_Stored data_:
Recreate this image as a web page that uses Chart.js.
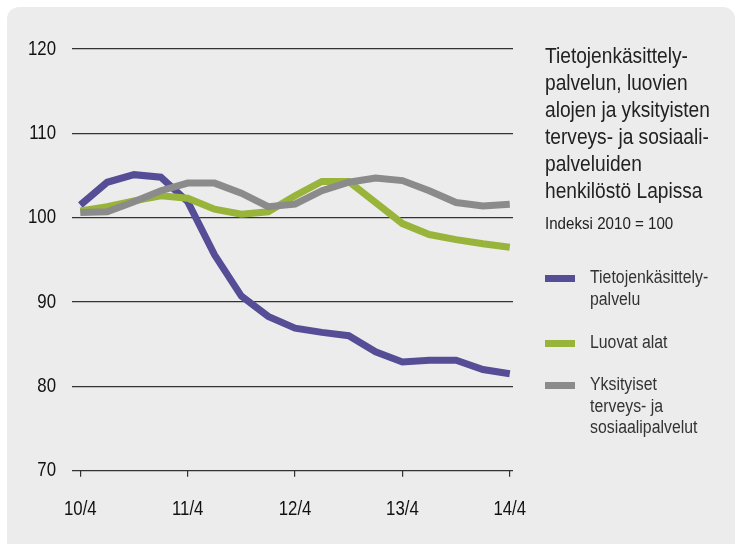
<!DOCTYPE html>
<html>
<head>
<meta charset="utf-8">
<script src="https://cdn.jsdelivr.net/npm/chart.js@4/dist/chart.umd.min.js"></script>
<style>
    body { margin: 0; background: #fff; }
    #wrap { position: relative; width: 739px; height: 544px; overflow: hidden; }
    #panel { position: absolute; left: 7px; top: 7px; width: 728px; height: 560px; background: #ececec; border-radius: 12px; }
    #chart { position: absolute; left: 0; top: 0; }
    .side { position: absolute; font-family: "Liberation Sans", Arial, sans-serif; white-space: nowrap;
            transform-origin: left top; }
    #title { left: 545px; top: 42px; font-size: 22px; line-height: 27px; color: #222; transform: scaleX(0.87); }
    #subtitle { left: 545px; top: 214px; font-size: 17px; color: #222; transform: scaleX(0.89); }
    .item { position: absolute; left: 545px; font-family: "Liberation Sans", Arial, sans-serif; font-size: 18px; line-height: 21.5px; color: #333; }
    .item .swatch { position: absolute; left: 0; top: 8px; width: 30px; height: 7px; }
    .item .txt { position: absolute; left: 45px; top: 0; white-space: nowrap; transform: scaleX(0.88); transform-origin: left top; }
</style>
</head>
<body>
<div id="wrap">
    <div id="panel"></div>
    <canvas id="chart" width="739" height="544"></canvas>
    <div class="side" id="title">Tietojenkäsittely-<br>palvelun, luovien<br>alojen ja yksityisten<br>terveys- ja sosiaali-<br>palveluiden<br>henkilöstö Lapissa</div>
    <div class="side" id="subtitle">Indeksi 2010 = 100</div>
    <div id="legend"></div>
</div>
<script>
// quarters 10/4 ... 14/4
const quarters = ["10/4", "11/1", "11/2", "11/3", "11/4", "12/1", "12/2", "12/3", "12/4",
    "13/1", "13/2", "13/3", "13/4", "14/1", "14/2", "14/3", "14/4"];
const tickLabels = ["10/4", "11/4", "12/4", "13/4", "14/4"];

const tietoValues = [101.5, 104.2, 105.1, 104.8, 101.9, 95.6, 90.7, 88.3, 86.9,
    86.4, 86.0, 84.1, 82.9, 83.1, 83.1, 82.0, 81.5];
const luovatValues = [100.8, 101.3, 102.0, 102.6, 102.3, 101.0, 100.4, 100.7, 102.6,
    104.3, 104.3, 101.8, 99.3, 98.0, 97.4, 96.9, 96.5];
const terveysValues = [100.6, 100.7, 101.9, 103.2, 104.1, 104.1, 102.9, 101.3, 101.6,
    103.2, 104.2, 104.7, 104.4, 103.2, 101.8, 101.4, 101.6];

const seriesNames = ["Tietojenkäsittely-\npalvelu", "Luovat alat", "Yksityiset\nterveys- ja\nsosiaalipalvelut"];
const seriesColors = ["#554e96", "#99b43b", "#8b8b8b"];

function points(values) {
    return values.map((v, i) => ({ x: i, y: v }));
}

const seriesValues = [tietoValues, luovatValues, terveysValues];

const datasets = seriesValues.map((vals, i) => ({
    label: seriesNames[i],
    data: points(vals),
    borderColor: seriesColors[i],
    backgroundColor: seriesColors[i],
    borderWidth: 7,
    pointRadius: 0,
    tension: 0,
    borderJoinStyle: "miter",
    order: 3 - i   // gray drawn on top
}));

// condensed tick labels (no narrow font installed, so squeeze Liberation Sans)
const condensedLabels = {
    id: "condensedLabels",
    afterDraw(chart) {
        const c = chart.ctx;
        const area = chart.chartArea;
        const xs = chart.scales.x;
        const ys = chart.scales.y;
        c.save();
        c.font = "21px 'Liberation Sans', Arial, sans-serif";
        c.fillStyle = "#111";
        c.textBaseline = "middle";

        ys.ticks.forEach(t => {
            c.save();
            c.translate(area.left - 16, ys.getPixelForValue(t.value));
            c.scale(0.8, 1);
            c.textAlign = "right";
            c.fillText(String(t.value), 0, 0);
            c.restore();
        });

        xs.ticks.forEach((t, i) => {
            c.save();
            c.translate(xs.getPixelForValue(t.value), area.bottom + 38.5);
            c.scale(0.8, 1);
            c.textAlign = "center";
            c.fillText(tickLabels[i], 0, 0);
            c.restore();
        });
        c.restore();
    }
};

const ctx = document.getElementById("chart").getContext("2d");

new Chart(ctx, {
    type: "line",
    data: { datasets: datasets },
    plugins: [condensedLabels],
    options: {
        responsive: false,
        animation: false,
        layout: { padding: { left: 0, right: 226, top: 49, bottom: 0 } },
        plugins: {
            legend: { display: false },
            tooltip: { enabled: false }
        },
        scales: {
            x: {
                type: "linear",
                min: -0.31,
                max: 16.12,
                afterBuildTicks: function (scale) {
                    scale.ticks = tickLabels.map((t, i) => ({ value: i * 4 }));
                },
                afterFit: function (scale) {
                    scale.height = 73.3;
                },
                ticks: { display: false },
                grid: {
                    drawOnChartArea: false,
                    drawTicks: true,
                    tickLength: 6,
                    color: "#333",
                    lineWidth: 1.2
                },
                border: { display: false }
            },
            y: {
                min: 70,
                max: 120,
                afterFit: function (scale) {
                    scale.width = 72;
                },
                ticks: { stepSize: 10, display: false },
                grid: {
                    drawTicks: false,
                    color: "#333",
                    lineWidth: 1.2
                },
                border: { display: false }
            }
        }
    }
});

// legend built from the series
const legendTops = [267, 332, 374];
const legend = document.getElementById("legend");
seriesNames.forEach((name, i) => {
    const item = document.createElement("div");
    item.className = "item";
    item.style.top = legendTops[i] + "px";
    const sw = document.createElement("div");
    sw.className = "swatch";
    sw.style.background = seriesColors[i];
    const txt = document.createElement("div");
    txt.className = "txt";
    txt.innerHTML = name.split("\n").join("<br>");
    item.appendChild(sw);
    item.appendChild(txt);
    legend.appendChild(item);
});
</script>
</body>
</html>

_Exercise objective_: Reproduce each line word for word and drop the pictures.

_Finished task_:
Recreate this image as a web page that uses Chart.js.
<!DOCTYPE html>
<html>
<head>
<meta charset="utf-8">
<script src="https://cdn.jsdelivr.net/npm/chart.js@4/dist/chart.umd.min.js"></script>
<style>
    body { margin: 0; background: #fff; }
    #wrap { position: relative; width: 739px; height: 544px; overflow: hidden; }
    #panel { position: absolute; left: 7px; top: 7px; width: 728px; height: 560px; background: #ececec; border-radius: 12px; }
    #chart { position: absolute; left: 0; top: 0; }
    .side { position: absolute; font-family: "Liberation Sans", Arial, sans-serif; white-space: nowrap;
            transform-origin: left top; }
    #title { left: 545px; top: 42px; font-size: 22px; line-height: 27px; color: #222; transform: scaleX(0.87); }
    #subtitle { left: 545px; top: 214px; font-size: 17px; color: #222; transform: scaleX(0.89); }
    .item { position: absolute; left: 545px; font-family: "Liberation Sans", Arial, sans-serif; font-size: 18px; line-height: 21.5px; color: #333; }
    .item .swatch { position: absolute; left: 0; top: 8px; width: 30px; height: 7px; }
    .item .txt { position: absolute; left: 45px; top: 0; white-space: nowrap; transform: scaleX(0.88); transform-origin: left top; }
</style>
</head>
<body>
<div id="wrap">
    <div id="panel"></div>
    <canvas id="chart" width="739" height="544"></canvas>
    <div class="side" id="title">Tietojenkäsittely-<br>palvelun, luovien<br>alojen ja yksityisten<br>terveys- ja sosiaali-<br>palveluiden<br>henkilöstö Lapissa</div>
    <div class="side" id="subtitle">Indeksi 2010 = 100</div>
    <div id="legend"></div>
</div>
<script>
// quarters 10/4 ... 14/4
const quarters = ["10/4", "11/1", "11/2", "11/3", "11/4", "12/1", "12/2", "12/3", "12/4",
    "13/1", "13/2", "13/3", "13/4", "14/1", "14/2", "14/3", "14/4"];
const tickLabels = ["10/4", "11/4", "12/4", "13/4", "14/4"];

const tietoValues = [101.5, 104.2, 105.1, 104.8, 101.9, 95.6, 90.7, 88.3, 86.9,
    86.4, 86.0, 84.1, 82.9, 83.1, 83.1, 82.0, 81.5];
const luovatValues = [100.8, 101.3, 102.0, 102.6, 102.3, 101.0, 100.4, 100.7, 102.6,
    104.3, 104.3, 101.8, 99.3, 98.0, 97.4, 96.9, 96.5];
const terveysValues = [100.6, 100.7, 101.9, 103.2, 104.1, 104.1, 102.9, 101.3, 101.6,
    103.2, 104.2, 104.7, 104.4, 103.2, 101.8, 101.4, 101.6];

const seriesNames = ["Tietojenkäsittely-\npalvelu", "Luovat alat", "Yksityiset\nterveys- ja\nsosiaalipalvelut"];
const seriesColors = ["#554e96", "#99b43b", "#8b8b8b"];

function points(values) {
    return values.map((v, i) => ({ x: i, y: v }));
}

const seriesValues = [tietoValues, luovatValues, terveysValues];

const datasets = seriesValues.map((vals, i) => ({
    label: seriesNames[i],
    data: points(vals),
    borderColor: seriesColors[i],
    backgroundColor: seriesColors[i],
    borderWidth: 7,
    pointRadius: 0,
    tension: 0,
    borderJoinStyle: "miter",
    order: 3 - i   // gray drawn on top
}));

// condensed tick labels (no narrow font installed, so squeeze Liberation Sans)
const condensedLabels = {
    id: "condensedLabels",
    afterDraw(chart) {
        const c = chart.ctx;
        const area = chart.chartArea;
        const xs = chart.scales.x;
        const ys = chart.scales.y;
        c.save();
        c.font = "21px 'Liberation Sans', Arial, sans-serif";
        c.fillStyle = "#111";
        c.textBaseline = "middle";

        ys.ticks.forEach(t => {
            c.save();
            c.translate(area.left - 16, ys.getPixelForValue(t.value));
            c.scale(0.8, 1);
            c.textAlign = "right";
            c.fillText(String(t.value), 0, 0);
            c.restore();
        });

        xs.ticks.forEach((t, i) => {
            c.save();
            c.translate(xs.getPixelForValue(t.value), area.bottom + 38.5);
            c.scale(0.8, 1);
            c.textAlign = "center";
            c.fillText(tickLabels[i], 0, 0);
            c.restore();
        });
        c.restore();
    }
};

const ctx = document.getElementById("chart").getContext("2d");

new Chart(ctx, {
    type: "line",
    data: { datasets: datasets },
    plugins: [condensedLabels],
    options: {
        responsive: false,
        animation: false,
        layout: { padding: { left: 0, right: 226, top: 49, bottom: 0 } },
        plugins: {
            legend: { display: false },
            tooltip: { enabled: false }
        },
        scales: {
            x: {
                type: "linear",
                min: -0.31,
                max: 16.12,
                afterBuildTicks: function (scale) {
                    scale.ticks = tickLabels.map((t, i) => ({ value: i * 4 }));
                },
                afterFit: function (scale) {
                    scale.height = 73.3;
                },
                ticks: { display: false },
                grid: {
                    drawOnChartArea: false,
                    drawTicks: true,
                    tickLength: 6,
                    color: "#333",
                    lineWidth: 1.2
                },
                border: { display: false }
            },
            y: {
                min: 70,
                max: 120,
                afterFit: function (scale) {
                    scale.width = 72;
                },
                ticks: { stepSize: 10, display: false },
                grid: {
                    drawTicks: false,
                    color: "#333",
                    lineWidth: 1.2
                },
                border: { display: false }
            }
        }
    }
});

// legend built from the series
const legendTops = [267, 332, 374];
const legend = document.getElementById("legend");
seriesNames.forEach((name, i) => {
    const item = document.createElement("div");
    item.className = "item";
    item.style.top = legendTops[i] + "px";
    const sw = document.createElement("div");
    sw.className = "swatch";
    sw.style.background = seriesColors[i];
    const txt = document.createElement("div");
    txt.className = "txt";
    txt.innerHTML = name.split("\n").join("<br>");
    item.appendChild(sw);
    item.appendChild(txt);
    legend.appendChild(item);
});
</script>
</body>
</html>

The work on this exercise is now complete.